Written instruction »
Copy the lines from the start of the records below through the line containing "from matplotlib.ticker import", both included, and leave out the pictures.

(Data records)
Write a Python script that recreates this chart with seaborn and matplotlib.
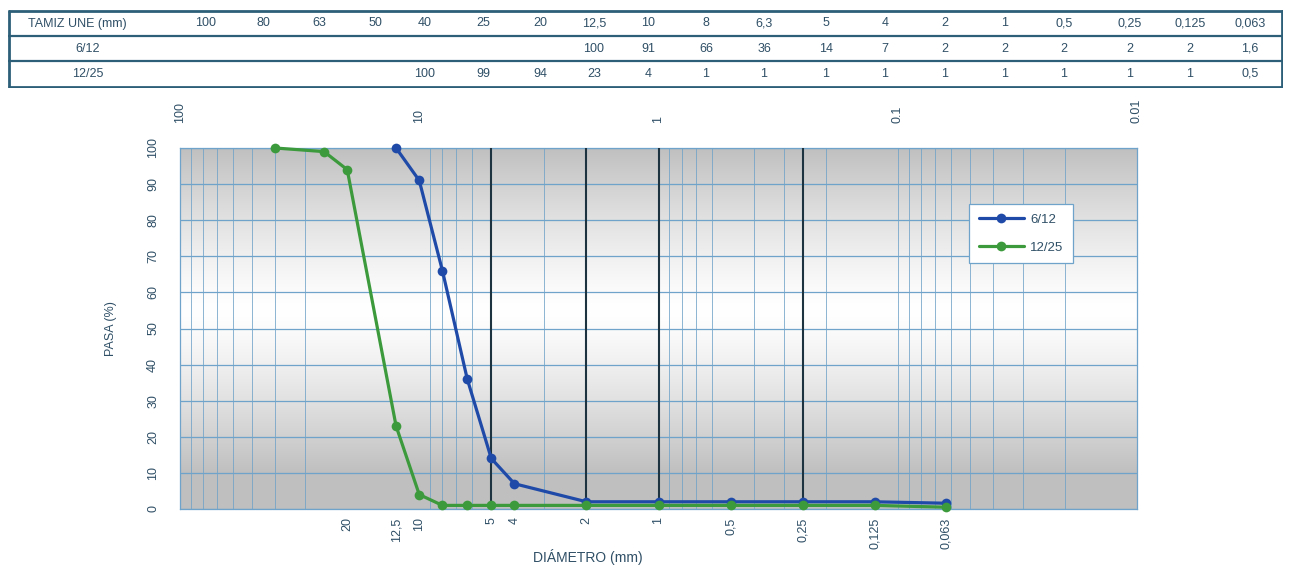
import numpy as np
import pandas as pd
import matplotlib
matplotlib.use("Agg")
import matplotlib.pyplot as plt
import seaborn as sns
from matplotlib.ticker import LogLocator, FixedLocator, NullFormatter

# ---------------- data ----------------
sieves = [100, 80, 63, 50, 40, 25, 20, 12.5, 10, 8, 6.3, 5, 4, 2, 1, 0.5, 0.25, 0.125, 0.063]
sieve_labels = ["100", "80", "63", "50", "40", "25", "20", "12,5", "10", "8", "6,3", "5", "4",
                "2", "1", "0,5", "0,25", "0,125", "0,063"]
series_names = ["6/12", "12/25"]
pass_612 = [None, None, None, None, None, None, None, 100, 91, 66, 36, 14, 7, 2, 2, 2, 2, 2, 1.6]
pass_1225 = [None, None, None, None, 100, 99, 94, 23, 4, 1, 1, 1, 1, 1, 1, 1, 1, 1, 0.5]
bottom_ticks = [20, 12.5, 10, 5, 4, 2, 1, 0.5, 0.25, 0.125, 0.063]
bottom_tick_labels = ["20", "12,5", "10", "5", "4", "2", "1", "0,5", "0,25", "0,125", "0,063"]
top_ticks = [100, 10, 1, 0.1, 0.01]
top_tick_labels = ["100", "10", "1", "0.1", "0.01"]
dark_lines = [5, 2, 1, 0.25]
y_ticks = list(range(0, 101, 10))

def fmt(v):
    if v is None:
        return ""
    if float(v).is_integer():
        return str(int(v))
    return str(v).replace(".", ",")

rows = []
for name, vals in zip(series_names, [pass_612, pass_1225]):
    for s, v in zip(sieves, vals):
        if v is not None:
            rows.append({"Tamiz": s, "Pasa": v, "Serie": name})
df = pd.DataFrame(rows)

# ---------------- style ----------------
W, H = 1292, 571
fig = plt.figure(figsize=(W / 100, H / 100), dpi=100)
sns.set_style("white")
plt.rcParams["font.family"] = ["Liberation Sans", "DejaVu Sans"]

txt_col = "#2f4f66"
grid_col = "#6fa3c9"
blue = "#1f4aa8"
green = "#3c9a3c"

# axes geometry (pixels)
L, R, T, B = 180, 1137, 148, 509
pos = [L / W, (H - B) / H, (R - L) / W, (B - T) / H]

# background gradient axes
bg = fig.add_axes(pos, zorder=0)
yy = np.linspace(0, 1, 256)
prof = np.clip(np.abs(yy - 0.55) / 0.45, 0, 1) ** 1.3
grad = 1.0 - 0.25 * prof
g2 = np.repeat(grad[:, None], 2, axis=1)
img = np.stack([g2, g2, g2], axis=-1)
bg.imshow(img, extent=[0, 1, 0, 1], aspect="auto", origin="lower")
bg.set_axis_off()

ax = fig.add_axes(pos, zorder=1)
ax.set_facecolor("none")

sns.lineplot(data=df, x="Tamiz", y="Pasa", hue="Serie", hue_order=series_names,
             palette=[blue, green], marker="o", markersize=7, markeredgewidth=0,
             linewidth=2.3, ax=ax, clip_on=False, zorder=5)

ax.set_xscale("log")
ax.set_xlim(100, 0.01)
ax.set_ylim(0, 100)

# grid
ax.xaxis.set_major_locator(FixedLocator(bottom_ticks))
ax.xaxis.set_minor_locator(LogLocator(base=10, subs=np.arange(1, 10)))
ax.xaxis.set_minor_formatter(NullFormatter())
ax.set_xticklabels(bottom_tick_labels, rotation=90, fontsize=9, color=txt_col)
ax.set_yticks(y_ticks)
ax.set_yticklabels([str(v) for v in y_ticks], rotation=90, fontsize=9, color=txt_col, va="center")
ax.tick_params(axis="y", length=0, pad=15)
ax.tick_params(axis="x", which="both", length=0, pad=6)
ax.grid(False)
ax.xaxis.grid(True, which="minor", color=grid_col, linewidth=0.7, alpha=0.8)
ax.yaxis.grid(True, which="major", color=grid_col, linewidth=0.9)
for xv in dark_lines:
    ax.axvline(xv, color="#1d3440", linewidth=1.5, zorder=3)

for sp in ax.spines.values():
    sp.set_color(grid_col)
    sp.set_linewidth(0.9)

ax.set_xlabel("DIÁMETRO (mm)", fontsize=10, color=txt_col)
ax.xaxis.set_label_coords(0.426, -0.11)
ax.set_ylabel("PASA (%)", fontsize=9, color=txt_col)
ax.yaxis.set_label_coords(-0.066, 0.5)

# top axis
top = ax.secondary_xaxis("top")
top.set_xticks(top_ticks)
top.set_xticklabels(top_tick_labels, rotation=90, fontsize=9, color=txt_col)
top.xaxis.set_minor_locator(FixedLocator([]))
top.tick_params(length=0, pad=18)
top.spines["top"].set_visible(False)

leg = ax.legend(loc="upper left", bbox_to_anchor=(0.818, 0.862), frameon=True, fancybox=False,
                framealpha=1, edgecolor=grid_col, fontsize=9.5, handlelength=3.4,
                borderpad=0.7, labelspacing=1.2, handletextpad=0.5)
for t in leg.get_texts():
    t.set_color(txt_col)
leg.get_frame().set_linewidth(0.9)

# ---------------- table ----------------
tL, tR, tT, tB = 8, 1283, 10, 88
tab = fig.add_axes([tL / W, (H - tB) / H, (tR - tL) / W, (tB - tT) / H])
tab.set_xlim(tL, tR)
tab.set_ylim(tB, tT)
tab.set_axis_off()
border = "#2d5f78"
hlines = [11, 36, 61, 87]
for i, yv in enumerate(hlines):
    tab.plot([tL, tR], [yv, yv], color=border, lw=2.0 if i in (0, 3) else 1.6, solid_capstyle="butt")
tab.plot([tL + 1, tL + 1], [hlines[0], hlines[-1]], color=border, lw=2.0)
tab.plot([tR - 1, tR - 1], [hlines[0], hlines[-1]], color=border, lw=2.0)

col_centers = [206, 263, 319, 375, 425, 483, 540, 594, 648, 706, 764, 826, 885, 945,
               1005, 1064, 1130, 1190, 1250]
row_c = [(hlines[i] + hlines[i + 1]) / 2 for i in range(3)]
tab.text(28, row_c[0], "TAMIZ UNE (mm)", ha="left", va="center", fontsize=9, color=txt_col)
tab.text(88, row_c[1], series_names[0], ha="center", va="center", fontsize=9, color=txt_col)
tab.text(88, row_c[2], series_names[1], ha="center", va="center", fontsize=9, color=txt_col)
for j, lab in enumerate(sieve_labels):
    xc = col_centers[j]
    tab.text(xc, row_c[0], lab, ha="center", va="center", fontsize=9, color=txt_col)
    tab.text(xc, row_c[1], fmt(pass_612[j]), ha="center", va="center", fontsize=9, color=txt_col)
    tab.text(xc, row_c[2], fmt(pass_1225[j]), ha="center", va="center", fontsize=9, color=txt_col)

fig.savefig("out.png", dpi=100)
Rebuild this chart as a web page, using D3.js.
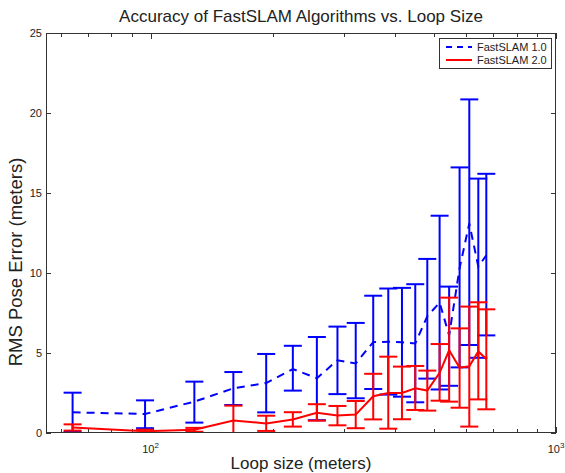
<!DOCTYPE html>
<html><head><meta charset="utf-8">
<script src="https://cdn.jsdelivr.net/npm/d3@7"></script>
<style>body{margin:0;background:#fff}text{font-family:"Liberation Sans",Arial,sans-serif;fill:#222}</style>
</head><body>
<svg id="c" width="565" height="473"></svg>
<script>
// ---- data ----
const loopSizes = [64.2, 96.9, 128.2, 160, 192.8, 224.3, 257.1, 289, 320.6, 354.1, 385.7, 416.9, 449.6, 481.4, 516.3, 545, 578.3, 611.1, 643.2, 673.1];
const fs1Mean = [1.29, 1.19, 1.96, 2.79, 3.12, 4.0, 3.42, 4.55, 4.35, 5.68, 5.7, 5.67, 5.6, 7.3, 8.15, 6.1, 10.3, 13.1, 10.4, 11.1];
const fs1Low  = [0.06, 0.3, 0.65, 1.75, 1.29, 2.65, 0.8, 2.43, 2.17, 2.75, 2.4, 2.27, 1.92, 3.4, 2.72, 2.95, 4.1, 5.5, 4.7, 6.1];
const fs1High = [2.52, 2.04, 3.21, 3.81, 4.94, 5.45, 6.0, 6.65, 6.88, 8.58, 9.03, 9.07, 9.3, 10.88, 13.58, 9.15, 16.6, 20.85, 15.9, 16.2];
const fs2Mean = [0.35, 0.11, 0.2, 0.78, 0.6, 0.85, 1.27, 1.1, 1.15, 2.3, 2.5, 2.5, 2.79, 2.65, 3.76, 5.17, 4.08, 4.17, 5.1, 4.63];
const fs2Low  = [0.15, 0.01, 0.08, -0.15, 0.13, 0.4, 0.77, 0.48, 0.3, 0.85, 0.27, 0.86, 1.44, 1.4, 2.02, 1.96, 1.58, 0.4, 2.1, 1.48];
const fs2High = [0.54, 0.21, 0.32, 1.71, 1.08, 1.3, 1.8, 1.69, 2.0, 3.7, 4.77, 4.15, 4.19, 3.9, 5.56, 8.46, 6.54, 7.9, 8.17, 7.73];
const seriesNames = ["FastSLAM 1.0", "FastSLAM 2.0"];
const yTicks = [0, 5, 10, 15, 20, 25];
const xMajorTicks = [100, 1000];
const xMinorTicks = [60, 70, 80, 90, 200, 300, 400, 500, 600, 700, 800, 900];
const titleText = "Accuracy of FastSLAM Algorithms vs. Loop Size";
const xLabel = "Loop size (meters)";
const yLabel = "RMS Pose Error (meters)";

// ---- layout ----
const L = 46, R = 556, T = 33, B = 433;
const svg = d3.select("#c");
const x = d3.scaleLog().domain([55.2, 1000]).range([L, R]);
const y = d3.scaleLinear().domain([0, 25]).range([B, T]);

svg.append("defs").append("clipPath").attr("id", "clip")
  .append("rect").attr("x", L).attr("y", T).attr("width", R - L).attr("height", B - T);

const axisColor = "#333";
// ticks (inward)
const tk = svg.append("g").attr("stroke", axisColor).attr("stroke-width", 1);
yTicks.forEach(v => {
  const yy = Math.round(y(v)) + 0.5;
  tk.append("line").attr("x1", L).attr("x2", L + 5).attr("y1", yy).attr("y2", yy);
  tk.append("line").attr("x1", R - 5).attr("x2", R).attr("y1", yy).attr("y2", yy);
});
xMajorTicks.concat(xMinorTicks).forEach(v => {
  const xx = Math.round(x(v)) + 0.5;
  const len = xMajorTicks.includes(v) ? 6 : 4;
  tk.append("line").attr("x1", xx).attr("x2", xx).attr("y1", B).attr("y2", B - len);
  tk.append("line").attr("x1", xx).attr("x2", xx).attr("y1", T).attr("y2", T + len);
});

// y tick labels
svg.append("g").selectAll("text").data(yTicks).join("text")
  .attr("x", L - 4).attr("y", d => y(d) + 4)
  .attr("text-anchor", "end").attr("font-size", 11).text(d => d);

// x tick labels 10^n
xMajorTicks.forEach(v => {
  const t = svg.append("text").attr("x", x(v)).attr("y", 453)
    .attr("text-anchor", "middle").attr("font-size", 11);
  t.append("tspan").text("10");
  t.append("tspan").attr("dy", -5).attr("font-size", 8).text(Math.round(Math.log10(v)));
});

// series drawing
function drawSeries(mean, lo, hi, color, dash) {
  const g = svg.append("g").attr("clip-path", "url(#clip)");
  const pts = loopSizes.map((s, i) => ({s, m: mean[i], l: lo[i], h: hi[i]}));
  const eb = g.append("g").attr("stroke", color).attr("stroke-width", 2).attr("fill", "none");
  const cw = 9;
  pts.forEach(p => {
    const xx = x(p.s);
    eb.append("line").attr("x1", xx).attr("x2", xx).attr("y1", y(p.l)).attr("y2", y(p.h));
    eb.append("line").attr("x1", xx - cw).attr("x2", xx + cw).attr("y1", y(p.l)).attr("y2", y(p.l));
    eb.append("line").attr("x1", xx - cw).attr("x2", xx + cw).attr("y1", y(p.h)).attr("y2", y(p.h));
  });
  g.append("path").datum(pts)
    .attr("d", d3.line().x(p => x(p.s)).y(p => y(p.m)))
    .attr("fill", "none").attr("stroke", color).attr("stroke-width", 2)
    .attr("stroke-dasharray", dash || null);
}
drawSeries(fs1Mean, fs1Low, fs1High, "#0000ff", "8,6");
drawSeries(fs2Mean, fs2Low, fs2High, "#ff0000", null);

// frame
svg.append("rect").attr("x", L + 0.5).attr("y", T + 0.5).attr("width", R - L - 1).attr("height", B - T - 1)
  .attr("fill", "none").attr("stroke", axisColor).attr("stroke-width", 1);

// legend
const lg = svg.append("g");
lg.append("rect").attr("x", 439.5).attr("y", 38.5).attr("width", 112).attr("height", 30)
  .attr("fill", "#fff").attr("stroke", axisColor).attr("stroke-width", 1);
[["#0000ff", "6,5"], ["#ff0000", null]].forEach((c, i) => {
  const yy = 47 + i * 13;
  lg.append("line").attr("x1", 446).attr("x2", 472).attr("y1", yy).attr("y2", yy)
    .attr("stroke", c[0]).attr("stroke-width", 2).attr("stroke-dasharray", c[1]);
  lg.append("text").attr("x", 477).attr("y", yy + 4).attr("font-size", 11).text(seriesNames[i]);
});

// titles
svg.append("text").attr("x", (L + R) / 2).attr("y", 22).attr("text-anchor", "middle")
  .attr("font-size", 17).text(titleText);
svg.append("text").attr("x", (L + R) / 2).attr("y", 469).attr("text-anchor", "middle")
  .attr("font-size", 17).text(xLabel);
svg.append("text").attr("transform", "translate(22,262) rotate(-90)").attr("text-anchor", "middle")
  .attr("font-size", 18.5).text(yLabel);
</script>
</body></html>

The reply »
Write a Python script that recreates this chart with seaborn and matplotlib.
import numpy as np
import pandas as pd
import matplotlib
matplotlib.use("Agg")
import matplotlib.pyplot as plt
import seaborn as sns
from matplotlib.ticker import LogLocator, FixedLocator, NullFormatter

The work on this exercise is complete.